People haven’t been corrupted by social networks but by social conditions
But could the upsurge of riots, insurrections and revolutions across the world in the last 12 months really be the fault of Facebook, a site whose main contribution to my life has been to halve my work rate? Or could it instead have something to do with the introduction of the most aggressive austerity programme since the days when a spoon was considered the pinnacle of cutting-edge technology? People haven’t been corrupted by social networks but by social conditions.
Nevertheless, as a propaganda tool it knocks spots off the megaphone, and the fear it instils in governments is undeniable. At the height of the revolution in Egypt, the authorities pulled the plug on the internet. A predictable enough assault on democracy and also a right bastard for all those caught in the middle of a ferocious bidding war on Ebay.

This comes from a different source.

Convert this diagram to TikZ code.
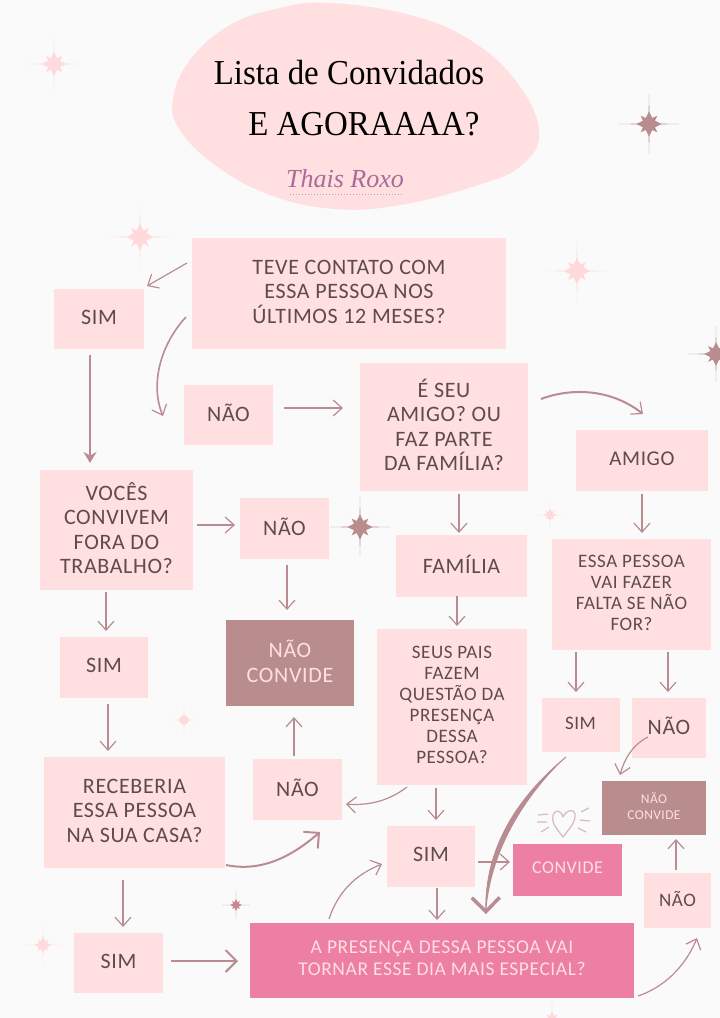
\documentclass[tikz,border=0pt]{standalone}
\usepackage{fontspec}
\setmainfont[LetterSpace=3]{Carlito}
\newfontfamily\titlefont{Liberation Serif}
\newfontfamily\logofont{Liberation Serif}
\definecolor{paper}{HTML}{FBFAFA}
\definecolor{blush}{HTML}{FFDFE0}
\definecolor{dusty}{HTML}{B98D8D}
\definecolor{hotpink}{HTML}{EC7FA3}
\definecolor{ink}{HTML}{5E4B4E}
\definecolor{wire}{HTML}{B98C92}
\definecolor{palestar}{HTML}{FFD9DC}
\usetikzlibrary{arrows.meta}
\tikzset{
  card/.style={fill=blush, text=ink, align=center, inner sep=0pt, font=\fontsize{22}{24.5}\selectfont, execute at end node={\\[-\baselineskip]\rule[-4pt]{0pt}{4pt}}},
  smallcard/.style={card, font=\fontsize{19}{21}\selectfont},
  nogo/.style={card, fill=dusty, text=blush},
  yesgo/.style={card, fill=hotpink, text=blush},
  link/.style={draw=wire, line width=1.2pt, -{Straight Barb[length=9pt,width=16pt,line width=1.2pt]}},
  boldlink/.style={link, line width=2pt, -{Straight Barb[length=11pt,width=22pt,line width=2pt]}},
}
% one four-pointed sparkle: x, y, arm, colour
\newcommand{\sparkle}[4]{
  \fill[#4] (#1,#2-#3) .. controls (#1+#3*0.015,#2-#3*0.3) and (#1+#3*0.02,#2-#3*0.03) .. (#1+#3*0.03,#2-#3*0.02)
    .. controls (#1+#3*0.3,#2-#3*0.015) and (#1+#3*0.3,#2-#3*0.015) .. (#1+#3,#2)
    .. controls (#1+#3*0.3,#2+#3*0.015) and (#1+#3*0.3,#2+#3*0.015) .. (#1+#3*0.03,#2+#3*0.02)
    .. controls (#1+#3*0.015,#2+#3*0.3) and (#1+#3*0.015,#2+#3*0.3) .. (#1,#2+#3)
    .. controls (#1-#3*0.015,#2+#3*0.3) and (#1-#3*0.015,#2+#3*0.3) .. (#1-#3*0.03,#2+#3*0.02)
    .. controls (#1-#3*0.3,#2+#3*0.015) and (#1-#3*0.3,#2+#3*0.015) .. (#1-#3,#2)
    .. controls (#1-#3*0.3,#2-#3*0.015) and (#1-#3*0.3,#2-#3*0.015) .. (#1-#3*0.03,#2-#3*0.02)
    .. controls (#1-#3*0.015,#2-#3*0.3) and (#1-#3*0.015,#2-#3*0.3) .. (#1,#2-#3) -- cycle;
  \fill[#4] (#1,#2-#3*0.42) -- (#1+#3*0.11,#2-#3*0.2) -- (#1+#3*0.28,#2-#3*0.28) -- (#1+#3*0.2,#2-#3*0.11)
    -- (#1+#3*0.42,#2) -- (#1+#3*0.2,#2+#3*0.11) -- (#1+#3*0.28,#2+#3*0.28) -- (#1+#3*0.11,#2+#3*0.2)
    -- (#1,#2+#3*0.42) -- (#1-#3*0.11,#2+#3*0.2) -- (#1-#3*0.28,#2+#3*0.28) -- (#1-#3*0.2,#2+#3*0.11)
    -- (#1-#3*0.42,#2) -- (#1-#3*0.2,#2-#3*0.11) -- (#1-#3*0.28,#2-#3*0.28) -- (#1-#3*0.11,#2-#3*0.2) -- cycle;
}
\begin{document}
\begin{tikzpicture}[x=1pt,y=-1pt]
\fill[paper] (0,0) rectangle (720,1018);
\useasboundingbox (0,0) rectangle (720,1018);
\begin{scope}
\clip (0,0) rectangle (720,1018);
\sparkle{54}{64}{29}{palestar}
\sparkle{649}{124}{30}{dusty}
\sparkle{140}{237}{32}{palestar}
\sparkle{577}{271}{32}{palestar}
\sparkle{716}{354}{28}{dusty}
\sparkle{360}{527}{30}{dusty}
\sparkle{550}{515}{15}{palestar}
\sparkle{184}{720}{15}{palestar}
\sparkle{236}{905}{14}{dusty!75!hotpink}
\sparkle{43}{945}{20}{palestar}
\sparkle{552}{1020}{20}{palestar}
\end{scope}
% title blob
\fill[blush] plot[smooth cycle, tension=.7] coordinates {(330,3) (410,15) (470,40) (515,80) (539,130) (522,165) (475,186) (400,205) (335,209) (270,195) (215,165) (180,130) (173,100) (190,60) (230,25) (280,8)};
\node[font=\titlefont\fontsize{35}{35}\selectfont, text=black, xscale=.94] (title) at (349,73) {Lista de Convidados};
\node[font=\titlefont\fontsize{35}{35}\selectfont, text=black, xscale=.94] (again) at (364,124) {E AGORAAAA?};
\node[font=\logofont\itshape\fontsize{26}{26}\selectfont, text=ink!40!violet!60!blush] (logo) at (345,179) {Thais Roxo};
\draw[ink!50, line width=1pt, dotted] (290,194) -- (402,194);
% boxes
\node[card, minimum width=314pt, minimum height=111pt] (contact) at (349,293.5) {TEVE CONTATO COM\\ESSA PESSOA NOS\\ÚLTIMOS 12 MESES?};
\node[card, minimum width=90pt, minimum height=60pt] (simA) at (99,319) {SIM};
\node[card, minimum width=89pt, minimum height=60pt] (naoA) at (228.5,415) {NÃO};
\node[card, minimum width=168pt, minimum height=128pt] (friend) at (444,427) {É SEU\\AMIGO? OU\\FAZ PARTE\\DA FAMÍLIA?};
\node[card, font=\fontsize{21}{24.5}\selectfont, minimum width=132pt, minimum height=61pt] (amigo) at (642,460.5) {AMIGO};
\node[card, minimum width=153pt, minimum height=120pt] (together) at (116.5,530) {VOCÊS\\CONVIVEM\\FORA DO\\TRABALHO?};
\node[card, minimum width=89pt, minimum height=61pt] (naoB) at (284.5,528.5) {NÃO};
\node[card, minimum width=131pt, minimum height=62pt] (familia) at (461.5,566) {FAMÍLIA};
\node[smallcard, minimum width=159pt, minimum height=111pt] (missed) at (631.5,594.5) {ESSA PESSOA\\VAI FAZER\\FALTA SE NÃO\\FOR?};
\node[card, minimum width=88pt, minimum height=61pt] (simB) at (104,667.5) {SIM};
\node[nogo, minimum width=128pt, minimum height=86pt] (dontA) at (290,663) {NÃO\\CONVIDE};
\node[smallcard, minimum width=150pt, minimum height=156pt] (parents) at (452,707) {SEUS PAIS\\FAZEM\\QUESTÃO DA\\PRESENÇA\\DESSA\\PESSOA?};
\node[card, font=\fontsize{19}{21}\selectfont, minimum width=78pt, minimum height=54pt] (simC) at (580.5,725) {SIM};
\node[card, minimum width=74pt, minimum height=60pt] (naoC) at (669,728) {NÃO};
\node[nogo, font=\fontsize{13.5}{16}\selectfont, minimum width=104pt, minimum height=54pt] (dontB) at (654,808) {NÃO\\CONVIDE};
\node[yesgo, font=\fontsize{18}{22}\selectfont, minimum width=109pt, minimum height=52pt] (invite) at (567.5,870) {CONVIDE};
\node[card, font=\fontsize{19}{21}\selectfont, minimum width=67pt, minimum height=55pt] (naoD) at (677.5,900.5) {NÃO};
\node[card, minimum width=89pt, minimum height=61pt] (naoE) at (297.5,789.5) {NÃO};
\node[card, minimum width=181pt, minimum height=111pt] (home) at (134.5,812.5) {RECEBERIA\\ESSA PESSOA\\NA SUA CASA?};
\node[card, minimum width=89pt, minimum height=60pt] (simD) at (118.5,963) {SIM};
\node[card, minimum width=88pt, minimum height=61pt] (simE) at (431,856.5) {SIM};
\node[yesgo, font=\fontsize{19.5}{22}\selectfont, minimum width=384pt, minimum height=75pt] (special) at (442,960.5) {A PRESENÇA DESSA PESSOA VAI\\TORNAR ESSE DIA MAIS ESPECIAL?};
% heart
\draw[wire!60, line width=1.2pt, line join=round] (563,837) .. controls (556,828) and (551,822) .. (553,815) .. controls (555,809) and (561,810) .. (563,817) .. controls (566,810) and (574,808) .. (575,814) .. controls (576,822) and (569,829) .. (563,837) -- cycle;
\draw[wire!60, line width=1.2pt] (538,815) -- (548,814) (537,822) -- (547,822) (541,832) -- (549,827) (581,812) -- (589,808) (580,820) -- (590,821) (578,828) -- (586,832);
% arrow ends
\coordinate (a1) at (187,263); \coordinate (a2) at (147,286);
\coordinate (b1) at (186,317); \coordinate (b2) at (163,416);
\coordinate (c1) at (90,355);  \coordinate (c2) at (90,463);
\coordinate (d1) at (284,408); \coordinate (d2) at (343,408);
\coordinate (e1) at (541,399); \coordinate (e2) at (643,414);
\coordinate (f1) at (459,494); \coordinate (f2) at (459,533);
\coordinate (g1) at (642,494); \coordinate (g2) at (642,533);
\coordinate (h1) at (197,525); \coordinate (h2) at (235,525);
\coordinate (i1) at (287,565); \coordinate (i2) at (287,610);
\coordinate (j1) at (106,592); \coordinate (j2) at (106,631);
\coordinate (k1) at (457,596); \coordinate (k2) at (457,626);
\coordinate (l1) at (576,652); \coordinate (l2) at (576,692);
\coordinate (m1) at (668,652); \coordinate (m2) at (668,692);
\coordinate (n1) at (108,704); \coordinate (n2) at (108,751);
\coordinate (o1) at (294,756); \coordinate (o2) at (294,717);
\coordinate (p1) at (407,787); \coordinate (p2) at (346,804);
\coordinate (q1) at (436,788); \coordinate (q2) at (436,820);
\coordinate (r1) at (226,865); \coordinate (r2) at (320,832);
\coordinate (s1) at (123,880); \coordinate (s2) at (123,927);
\coordinate (t1) at (171,961); \coordinate (t2) at (238,961);
\coordinate (u1) at (329,919); \coordinate (u2) at (382,864);
\coordinate (v1) at (437,888); \coordinate (v2) at (437,920);
\coordinate (w1) at (478,862); \coordinate (w2) at (510,862);
\coordinate (x1) at (566,757); \coordinate (x2) at (486,914);
\coordinate (y1) at (648,737); \coordinate (y2) at (620,775);
\coordinate (z1) at (676,870); \coordinate (z2) at (676,839);
\coordinate (aa1) at (638,996); \coordinate (aa2) at (697,938);
% arrows
\draw[link] (a1) -- (a2);
\draw[link, line width=1.6pt] (b1) .. controls (160,345) and (150,385) .. (b2);
\draw[link, line width=1.6pt, -{Stealth[length=11pt,width=13pt]}] (c1) -- (c2);
\draw[link, line width=1.6pt] (d1) -- (d2);
\draw[link, line width=2pt] (e1) .. controls (570,388) and (610,388) .. (e2);
\draw[link] (f1) -- (f2);
\draw[link] (g1) -- (g2);
\draw[link] (h1) -- (h2);
\draw[link] (i1) -- (i2);
\draw[link] (j1) -- (j2);
\draw[link] (k1) -- (k2);
\draw[link] (l1) -- (l2);
\draw[link] (m1) -- (m2);
\draw[link] (n1) -- (n2);
\draw[link] (o1) -- (o2);
\draw[link] (p1) .. controls (390,800) and (370,806) .. (p2);
\draw[link] (q1) -- (q2);
\draw[boldlink] (r1) .. controls (260,872) and (290,858) .. (r2);
\draw[link] (s1) -- (s2);
\draw[boldlink] (t1) -- (t2);
\draw[link] (u1) .. controls (338,892) and (355,875) .. (u2);
\draw[link] (v1) -- (v2);
\draw[link] (w1) -- (w2);
\fill[wire] (x1) .. controls (518,795) and (482,850) .. (x2) .. controls (490,850) and (526,795) .. (x1);
\draw[link, line width=1pt, -{Straight Barb[length=14pt,width=28pt,line width=3.5pt]}] (x1) .. controls (520,795) and (485,850) .. (x2);
\draw[link] (y1) .. controls (632,745) and (624,760) .. (y2);
\draw[link] (z1) -- (z2);
\draw[link] (aa1) .. controls (670,985) and (688,960) .. (aa2);
\end{tikzpicture}
\end{document}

The British government also wasted no time in attempting to crush dissent by all those foamy-mouthed pinkos on Facebook and Twitter, recently putting a 22-year-old man in the dock for drunkenly setting up a page inciting a riot that never even happened. They gave him four years of prison. Four years for arsing around at home on the PC and then going to bed. Isn’t this exactly the type of riots that governments want?
That ill-conceived online antics could get you banged up had me worried. Shamefully, as it turned out, my slurred posts were nowhere near as insurrectionary as I’d remembered. Here’s one uploaded well after the sun was past the yardarm:
‘What I want to know is, when did Qadafi have his head replaced with the clay model of Lionel Richie’s from the Hello video from the 1980s?’
I know, hardly a clarion call to revolution – but thankfully not seditious enough to have me martyred.
OK, so my online presence verges on the puerile, but there’s no doubt that social networks offer the best organizational tool for agitation we’ve ever had. Until they switch it off, of course.
As the CEO of Google, Eric Schmidt, once said,
‘The internet is the first thing that humanity has built that humanity doesn’t understand – the largest experiment in anarchy that we have ever had.’
The fact that he’s clearly never hosted a child’s birthday party aside, let’s hope he’s right.